Information shown:
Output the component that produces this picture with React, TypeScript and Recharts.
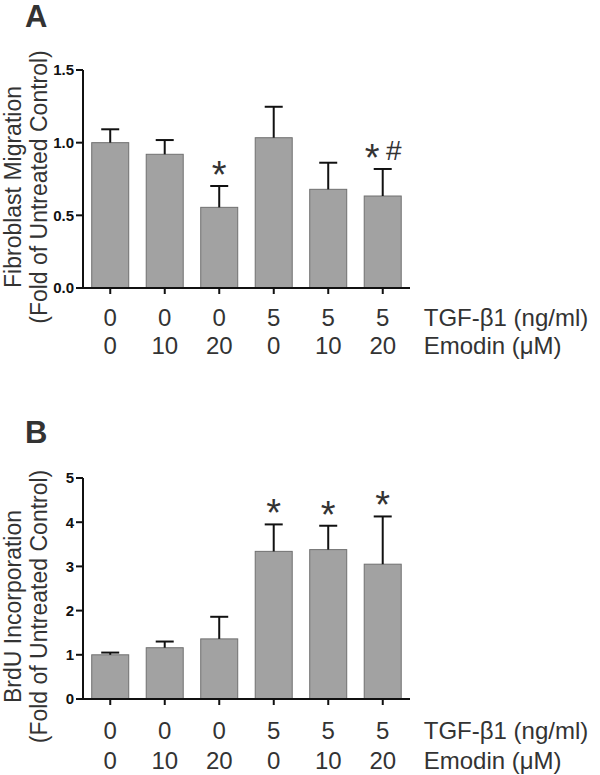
import React from 'react';
import { BarChart, Bar, XAxis, YAxis } from 'recharts';

// treatment groups (shared by both panels)
const tgfDoses = ['0', '0', '0', '5', '5', '5'];
const emodinDoses = ['0', '10', '20', '0', '10', '20'];

// panel A: fibroblast migration, mean + SEM
const migrationMean = [1.0, 0.92, 0.555, 1.034, 0.679, 0.633];
const migrationSem = [0.092, 0.098, 0.147, 0.213, 0.183, 0.186];
const migrationMarks = ['', '', '*', '', '', '*#'];
const migrationTicks = [0, 0.5, 1.0, 1.5];

// panel B: BrdU incorporation, mean + SEM
const brduMean = [1.0, 1.16, 1.36, 3.34, 3.38, 3.05];
const brduSem = [0.05, 0.14, 0.5, 0.61, 0.54, 1.08];
const brduMarks = ['', '', '', '*', '*', '*'];
const brduTicks = [0, 1, 2, 3, 4, 5];

const FONT = '"Liberation Sans", Arial, sans-serif';
const TEXT = '#333333';

const buildRows = (mean: number[], sem: number[], marks: string[]) =>
  mean.map((m, i) => ({ key: i, mean: m, sem: sem[i], mark: marks[i] }));

// bar with a one-sided (upper) error whisker and significance marks
const BarWithError = (props: any) => {
  const { x, y, width, height, payload } = props;
  const cx = x + width / 2;
  const perUnit = payload.mean ? height / payload.mean : 0;
  const top = y - payload.sem * perUnit;
  const capHalf = 9;
  const hasHash = payload.mark.includes('#');
  return (
    <g>
      <rect x={x} y={y} width={width} height={height} fill="#a2a2a2" stroke="#707070" strokeWidth={1} />
      <line x1={cx} y1={y} x2={cx} y2={top} stroke="#111" strokeWidth={2} />
      <line x1={cx - capHalf} y1={top} x2={cx + capHalf} y2={top} stroke="#111" strokeWidth={2} />
      {payload.mark.includes('*') && (
        <text x={hasHash ? cx - 10.5 : cx} y={top + 2} textAnchor="middle" fontFamily={FONT} fontSize={38} fill={TEXT}>*</text>
      )}
      {hasHash && (
        <text x={cx + 11} y={top - 9} textAnchor="middle" fontFamily={FONT} fontSize={28} fill={TEXT}>#</text>
      )}
    </g>
  );
};

const makeTick = (row1: number, row2: number) => (props: any) => {
  const { x, y, payload } = props;
  const i = payload.value;
  const last = i === tgfDoses.length - 1;
  return (
    <g fontFamily={FONT} fontSize={24} fill={TEXT}>
      <text x={x} y={y + row1} textAnchor="middle" fill={TEXT}>{tgfDoses[i]}</text>
      <text x={x} y={y + row2} textAnchor="middle" fill={TEXT}>{emodinDoses[i]}</text>
      {last && (
        <>
          <text x={x + 41} y={y + row1} textAnchor="start" fill={TEXT}>TGF-β1 (ng/ml)</text>
          <text x={x + 41} y={y + row2} textAnchor="start" fill={TEXT}>Emodin (μM)</text>
        </>
      )}
    </g>
  );
};

const makeYLabel = (lines: string[], dy: number) => (props: any) => {
  const { viewBox } = props;
  const cy = viewBox.y + viewBox.height / 2 + dy;
  const xs = [21, 47];
  return (
    <g>
      {lines.map((t, i) => (
        <text
          key={i}
          x={xs[i]}
          y={cy}
          transform={`rotate(-90 ${xs[i]} ${cy})`}
          textAnchor="middle"
          fontFamily={FONT}
          fontSize={23}
          fill={TEXT}
        >
          {t}
        </text>
      ))}
    </g>
  );
};

interface PanelProps {
  rows: any[];
  domain: [number, number];
  ticks: number[];
  fmt: (v: number) => string;
  height: number;
  top: number;
  xHeight: number;
  label: string[];
  labelDy: number;
  row1: number;
  row2: number;
}

const Panel = ({ rows, domain, ticks, fmt, height, top, xHeight, label, labelDy, row1, row2 }: PanelProps) => (
  <BarChart width={600} height={height} data={rows} margin={{ top, right: 190, left: 0, bottom: 0 }} barCategoryGap="16%">
    <XAxis
      dataKey="key"
      height={xHeight}
      axisLine={{ stroke: '#111', strokeWidth: 2 }}
      tickLine={{ stroke: '#111', strokeWidth: 2 }}
      tickSize={6}
      tickMargin={2}
      tick={makeTick(row1, row2)}
      interval={0}
    />
    <YAxis
      width={83}
      domain={domain}
      ticks={ticks}
      tickFormatter={fmt}
      axisLine={{ stroke: '#111', strokeWidth: 2 }}
      tickLine={{ stroke: '#111', strokeWidth: 2 }}
      tickSize={7}
      tickMargin={2}
      tick={{ fontFamily: FONT, fontSize: 15, fontWeight: 'bold', fill: '#111' }}
      label={{ content: makeYLabel(label, labelDy) } as any}
    />
    <Bar dataKey="mean" shape={BarWithError} isAnimationActive={false} />
  </BarChart>
);

const letterStyle: React.CSSProperties = {
  position: 'absolute',
  left: 25,
  fontFamily: FONT,
  fontWeight: 'bold',
  fontSize: 31,
  lineHeight: 1,
  color: TEXT,
};

export default function App() {
  return (
    <div style={{ position: 'absolute', left: 0, top: 0, width: 600, height: 775, background: '#fff' }}>
      <div style={{ position: 'absolute', left: 0, top: 0 }}>
        <Panel
          rows={buildRows(migrationMean, migrationSem, migrationMarks)}
          domain={[0, 1.5]}
          ticks={migrationTicks}
          fmt={(v) => v.toFixed(1)}
          height={380}
          top={70}
          xHeight={92}
          label={['Fibroblast Migration', '(Fold of Untreated Control)']}
          labelDy={8}
          row1={29.6}
          row2={57.6}
        />
      </div>
      <div style={{ position: 'absolute', left: 0, top: 380 }}>
        <Panel
          rows={buildRows(brduMean, brduSem, brduMarks)}
          domain={[0, 5]}
          ticks={brduTicks}
          fmt={(v) => String(v)}
          height={395}
          top={98}
          xHeight={76}
          label={['BrdU Incorporation', '(Fold of Untreated Control)']}
          labelDy={18}
          row1={32.3}
          row2={61.8}
        />
      </div>
      <div style={{ ...letterStyle, top: 1 }}>A</div>
      <div style={{ ...letterStyle, top: 417 }}>B</div>
    </div>
  );
}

Short exercise:
Exclude the images, then output the data above word for word.

The response:
Output the component that produces this picture with React, TypeScript and Recharts.
import React from 'react';
import { BarChart, Bar, XAxis, YAxis } from 'recharts';

// treatment groups (shared by both panels)
const tgfDoses = ['0', '0', '0', '5', '5', '5'];
const emodinDoses = ['0', '10', '20', '0', '10', '20'];

// panel A: fibroblast migration, mean + SEM
const migrationMean = [1.0, 0.92, 0.555, 1.034, 0.679, 0.633];
const migrationSem = [0.092, 0.098, 0.147, 0.213, 0.183, 0.186];
const migrationMarks = ['', '', '*', '', '', '*#'];
const migrationTicks = [0, 0.5, 1.0, 1.5];

// panel B: BrdU incorporation, mean + SEM
const brduMean = [1.0, 1.16, 1.36, 3.34, 3.38, 3.05];
const brduSem = [0.05, 0.14, 0.5, 0.61, 0.54, 1.08];
const brduMarks = ['', '', '', '*', '*', '*'];
const brduTicks = [0, 1, 2, 3, 4, 5];

const FONT = '"Liberation Sans", Arial, sans-serif';
const TEXT = '#333333';

const buildRows = (mean: number[], sem: number[], marks: string[]) =>
  mean.map((m, i) => ({ key: i, mean: m, sem: sem[i], mark: marks[i] }));

// bar with a one-sided (upper) error whisker and significance marks
const BarWithError = (props: any) => {
  const { x, y, width, height, payload } = props;
  const cx = x + width / 2;
  const perUnit = payload.mean ? height / payload.mean : 0;
  const top = y - payload.sem * perUnit;
  const capHalf = 9;
  const hasHash = payload.mark.includes('#');
  return (
    <g>
      <rect x={x} y={y} width={width} height={height} fill="#a2a2a2" stroke="#707070" strokeWidth={1} />
      <line x1={cx} y1={y} x2={cx} y2={top} stroke="#111" strokeWidth={2} />
      <line x1={cx - capHalf} y1={top} x2={cx + capHalf} y2={top} stroke="#111" strokeWidth={2} />
      {payload.mark.includes('*') && (
        <text x={hasHash ? cx - 10.5 : cx} y={top + 2} textAnchor="middle" fontFamily={FONT} fontSize={38} fill={TEXT}>*</text>
      )}
      {hasHash && (
        <text x={cx + 11} y={top - 9} textAnchor="middle" fontFamily={FONT} fontSize={28} fill={TEXT}>#</text>
      )}
    </g>
  );
};

const makeTick = (row1: number, row2: number) => (props: any) => {
  const { x, y, payload } = props;
  const i = payload.value;
  const last = i === tgfDoses.length - 1;
  return (
    <g fontFamily={FONT} fontSize={24} fill={TEXT}>
      <text x={x} y={y + row1} textAnchor="middle" fill={TEXT}>{tgfDoses[i]}</text>
      <text x={x} y={y + row2} textAnchor="middle" fill={TEXT}>{emodinDoses[i]}</text>
      {last && (
        <>
          <text x={x + 41} y={y + row1} textAnchor="start" fill={TEXT}>TGF-β1 (ng/ml)</text>
          <text x={x + 41} y={y + row2} textAnchor="start" fill={TEXT}>Emodin (μM)</text>
        </>
      )}
    </g>
  );
};

const makeYLabel = (lines: string[], dy: number) => (props: any) => {
  const { viewBox } = props;
  const cy = viewBox.y + viewBox.height / 2 + dy;
  const xs = [21, 47];
  return (
    <g>
      {lines.map((t, i) => (
        <text
          key={i}
          x={xs[i]}
          y={cy}
          transform={`rotate(-90 ${xs[i]} ${cy})`}
          textAnchor="middle"
          fontFamily={FONT}
          fontSize={23}
          fill={TEXT}
        >
          {t}
        </text>
      ))}
    </g>
  );
};

interface PanelProps {
  rows: any[];
  domain: [number, number];
  ticks: number[];
  fmt: (v: number) => string;
  height: number;
  top: number;
  xHeight: number;
  label: string[];
  labelDy: number;
  row1: number;
  row2: number;
}

const Panel = ({ rows, domain, ticks, fmt, height, top, xHeight, label, labelDy, row1, row2 }: PanelProps) => (
  <BarChart width={600} height={height} data={rows} margin={{ top, right: 190, left: 0, bottom: 0 }} barCategoryGap="16%">
    <XAxis
      dataKey="key"
      height={xHeight}
      axisLine={{ stroke: '#111', strokeWidth: 2 }}
      tickLine={{ stroke: '#111', strokeWidth: 2 }}
      tickSize={6}
      tickMargin={2}
      tick={makeTick(row1, row2)}
      interval={0}
    />
    <YAxis
      width={83}
      domain={domain}
      ticks={ticks}
      tickFormatter={fmt}
      axisLine={{ stroke: '#111', strokeWidth: 2 }}
      tickLine={{ stroke: '#111', strokeWidth: 2 }}
      tickSize={7}
      tickMargin={2}
      tick={{ fontFamily: FONT, fontSize: 15, fontWeight: 'bold', fill: '#111' }}
      label={{ content: makeYLabel(label, labelDy) } as any}
    />
    <Bar dataKey="mean" shape={BarWithError} isAnimationActive={false} />
  </BarChart>
);

const letterStyle: React.CSSProperties = {
  position: 'absolute',
  left: 25,
  fontFamily: FONT,
  fontWeight: 'bold',
  fontSize: 31,
  lineHeight: 1,
  color: TEXT,
};

export default function App() {
  return (
    <div style={{ position: 'absolute', left: 0, top: 0, width: 600, height: 775, background: '#fff' }}>
      <div style={{ position: 'absolute', left: 0, top: 0 }}>
        <Panel
          rows={buildRows(migrationMean, migrationSem, migrationMarks)}
          domain={[0, 1.5]}
          ticks={migrationTicks}
          fmt={(v) => v.toFixed(1)}
          height={380}
          top={70}
          xHeight={92}
          label={['Fibroblast Migration', '(Fold of Untreated Control)']}
          labelDy={8}
          row1={29.6}
          row2={57.6}
        />
      </div>
      <div style={{ position: 'absolute', left: 0, top: 380 }}>
        <Panel
          rows={buildRows(brduMean, brduSem, brduMarks)}
          domain={[0, 5]}
          ticks={brduTicks}
          fmt={(v) => String(v)}
          height={395}
          top={98}
          xHeight={76}
          label={['BrdU Incorporation', '(Fold of Untreated Control)']}
          labelDy={18}
          row1={32.3}
          row2={61.8}
        />
      </div>
      <div style={{ ...letterStyle, top: 1 }}>A</div>
      <div style={{ ...letterStyle, top: 417 }}>B</div>
    </div>
  );
}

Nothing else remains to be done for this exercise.